1 Marzo 2016

Assemblea antisionista e pro BDS all’università di Torino

Fonte:

La Stampa edizione di Torino

Autore:

Fabrizio Assandri

Università verso il dietrofront sull’assemblea degli studenti

Spazi a rischio: “Non si fa nulla se non è invitata la controparte”

L’Università concede gli spazi ma ora valuta se revocarli all’«assemblea studentesca contro il Technion». Un incontro in programma giovedì, con Roberto Beneduce, docente che ha firmato l’appello al boicottaggio dell’istituto di ricerca di Haifa, e Ronnie Bartran, attivista israeliano anche lui sulla stessa linea. Ora tutto è in forse e anche uno dei relatori si smarca.

L’incidente torna a far discutere l’ateneo, a pochi giorni dalla petizione che chiede di boicottare proprio l’accordo che Università e Politecnico hanno sottoscritto con l’istituto di ricerca israeliano. Sotto accusa sono le collaborazioni del Technion con l’esercito israeliano e «l’oppressione dei palestinesi». Una petizione definita «assurda» dal sindaco Fassino e che sta raccogliendo sempre più consensi. Erano in 27, ora sono 55 i prof torinesi firmatari, quasi tutti dell’Università e qualcuno del Poli.
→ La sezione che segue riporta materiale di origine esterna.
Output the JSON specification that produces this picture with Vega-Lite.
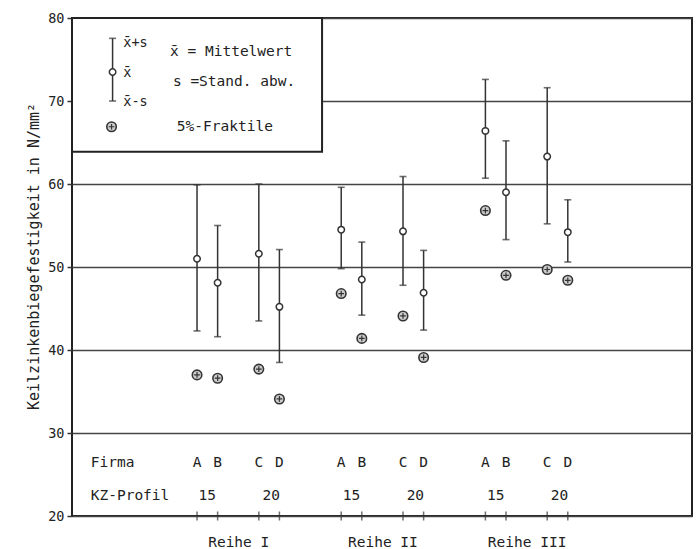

La difesa dei rispettivi rettori Gianmaria Ajani e Marco Gilli era stata che l’accordo non prevede applicazioni militari, ma riguarda gli ambiti di salute, acqua e agricoltura.

II volantino

L’assemblea di giovedì si presenta con una posizione chiara. Nel volantino, del Technion si dice che «è coinvolto nell’occupazione e nell’apartheid della Palestina». Si vede un carrarmato con in cima la bandiera di Israele e una chiave inglese che lo smonta. «Non sapevamo fosse a senso unico: se fosse stato chiaro che c’era un pregiudizio ideologico, non avremmo concesso gli spazi. Gli studenti ci avevano parlato di un seminario scientifico e della presenza di una controparte» dice Rosario Ferrara, direttore della scuola di scienze giuridiche, politiche ed economiche. Il quale avrebbe anche dovuto portare un saluto. Ma adesso aggiunge: «Con il rettore decideremo se revocare la sala».
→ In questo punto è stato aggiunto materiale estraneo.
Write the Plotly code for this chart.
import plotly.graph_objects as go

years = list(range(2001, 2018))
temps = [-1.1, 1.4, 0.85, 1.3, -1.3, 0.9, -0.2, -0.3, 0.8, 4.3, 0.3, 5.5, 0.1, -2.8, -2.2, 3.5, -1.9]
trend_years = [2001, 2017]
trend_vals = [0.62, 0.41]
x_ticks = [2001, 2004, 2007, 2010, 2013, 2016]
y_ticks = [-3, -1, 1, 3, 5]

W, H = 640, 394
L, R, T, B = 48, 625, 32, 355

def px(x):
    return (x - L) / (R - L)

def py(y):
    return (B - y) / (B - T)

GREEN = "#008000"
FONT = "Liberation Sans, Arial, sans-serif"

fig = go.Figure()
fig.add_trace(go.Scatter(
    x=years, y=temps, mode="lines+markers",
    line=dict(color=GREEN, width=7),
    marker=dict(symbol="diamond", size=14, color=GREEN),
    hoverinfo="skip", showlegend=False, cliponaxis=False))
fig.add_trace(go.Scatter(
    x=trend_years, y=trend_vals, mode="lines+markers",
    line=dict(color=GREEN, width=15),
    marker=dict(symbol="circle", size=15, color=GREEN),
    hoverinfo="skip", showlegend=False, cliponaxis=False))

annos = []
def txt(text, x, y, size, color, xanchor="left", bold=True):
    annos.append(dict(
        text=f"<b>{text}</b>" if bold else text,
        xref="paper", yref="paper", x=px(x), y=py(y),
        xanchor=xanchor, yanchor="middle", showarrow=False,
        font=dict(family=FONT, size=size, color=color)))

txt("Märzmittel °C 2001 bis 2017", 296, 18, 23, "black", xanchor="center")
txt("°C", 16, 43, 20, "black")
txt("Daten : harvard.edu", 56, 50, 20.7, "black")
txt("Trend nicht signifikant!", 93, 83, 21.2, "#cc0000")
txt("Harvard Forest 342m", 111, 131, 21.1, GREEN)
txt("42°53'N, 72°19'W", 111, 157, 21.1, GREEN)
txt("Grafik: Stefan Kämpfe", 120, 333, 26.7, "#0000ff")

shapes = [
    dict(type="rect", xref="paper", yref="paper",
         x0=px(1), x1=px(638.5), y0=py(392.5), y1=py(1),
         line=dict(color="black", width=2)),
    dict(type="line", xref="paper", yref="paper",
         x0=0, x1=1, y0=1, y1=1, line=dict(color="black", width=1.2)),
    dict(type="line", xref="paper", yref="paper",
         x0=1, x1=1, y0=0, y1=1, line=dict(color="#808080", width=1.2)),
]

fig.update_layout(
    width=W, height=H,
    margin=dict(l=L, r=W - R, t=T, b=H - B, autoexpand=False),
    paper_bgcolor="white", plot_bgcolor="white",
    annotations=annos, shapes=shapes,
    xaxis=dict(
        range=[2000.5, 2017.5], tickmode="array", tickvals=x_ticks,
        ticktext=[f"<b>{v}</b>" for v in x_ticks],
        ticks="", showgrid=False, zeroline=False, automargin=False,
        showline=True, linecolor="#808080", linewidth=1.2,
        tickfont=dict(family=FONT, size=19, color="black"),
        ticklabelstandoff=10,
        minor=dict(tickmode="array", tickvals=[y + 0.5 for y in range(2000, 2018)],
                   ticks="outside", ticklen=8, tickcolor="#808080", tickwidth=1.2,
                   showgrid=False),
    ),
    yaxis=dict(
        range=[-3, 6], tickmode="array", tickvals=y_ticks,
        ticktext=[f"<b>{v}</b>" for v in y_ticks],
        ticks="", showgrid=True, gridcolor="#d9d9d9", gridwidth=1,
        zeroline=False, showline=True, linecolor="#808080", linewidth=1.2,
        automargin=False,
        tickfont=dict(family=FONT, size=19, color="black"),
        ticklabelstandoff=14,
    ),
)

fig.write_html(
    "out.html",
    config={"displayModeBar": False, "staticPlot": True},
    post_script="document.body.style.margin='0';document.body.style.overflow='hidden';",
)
Gli studenti cadono dalle nuvole. «Invitare chi è pro Technion? Non l’abbiamo mai detto». Dal collettivo “progetto Palestina” si smarcano dall’accusa di aver tenuto nascoste le intenzioni. «Abbiamo sempre detto che era un incontro sul boicottaggio e avevamo dato i nomi dei relatori. Se avevano dubbi, bastava cercare i nomi su Google».
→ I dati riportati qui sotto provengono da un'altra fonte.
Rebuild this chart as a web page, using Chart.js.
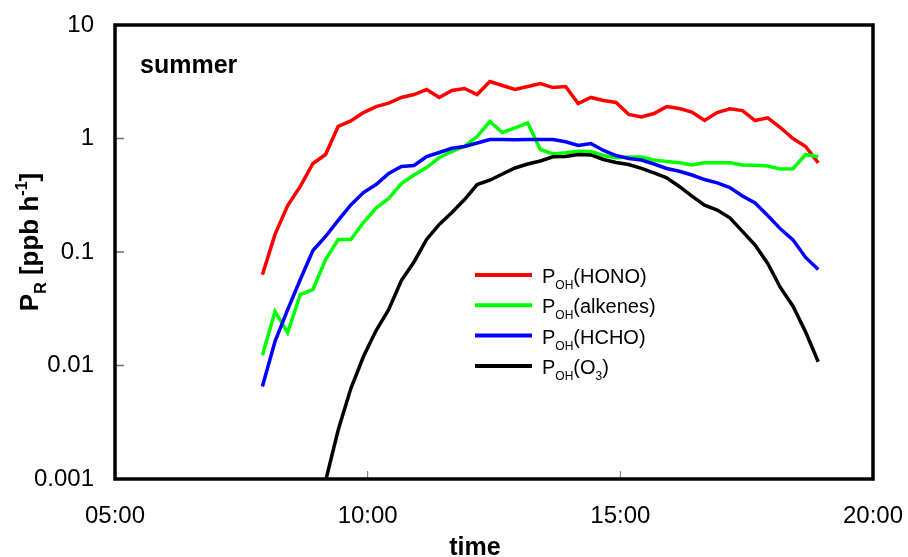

Ma ora anche uno dei relatori, l’antropologo Roberto Beneduce, prende le distanze. Con una premessa: «Quest’iniziati-va è utile e io sono per il boicottaggio». Ma dal punto di vista organizzativo, «se è stata cercata una controparte, e nessuno si è reso disponibile, l’incontro va fatto lo stesso. Se invece non si è cercato il confronto, riconsidererò la mia partecipazione: in un ateneo che senso ha fare seminari o assemblee dove la si pensa tutti uguale?»

Le posizioni

Per il vicerettore alla ricerca Federico Bussolino, che pure è favorevole all’accordo con il Technion, l’Università«deve essere un luogo di discussione, dove si può anche esprimere il dissenso. È meglio un dibattito tra posizioni diverse, ma anche una voce sola deve avere il suo spazio». Non la pensa così Daniela Santus, docente di Geografia culturale: «II diritto d’opinione esiste solo per alcuni, basti pensare a Panebianco a Bologna. Se un gruppo di docenti chiedesse un’aula per proporre di boicottare le istituzioni palestinesi, verrebbe messa a ferro e fuoco». Ugo Volli, docente di semiotica e membro della comunità ebraica: «L’Ateneo deve proibire un incontro contrario allo spirito dell’università e alla Costituzione: è come se i nazisti chiedessero di fare un’iniziativa contro il 25 aprile. Questi studenti sono antisemiti. L’Emt, le università cinesi o lo stesso Politecnico non fanno ricerca militare? Perché se la prendono solo con Israele?». Anche il Poli si è trovato in passato di fronte a scelte difficili sugli spazi da concedere, ad esempio li aveva rifiutati a un incontro «contro il masterplan del Comune sulla Cavallerizza». «Di fronte a un attacco diretto al Technion non darei la sala – dice Sergio Roda, direttore della scuola di studi umanistici – ma non sempre il confine tra politica e scienza è netto».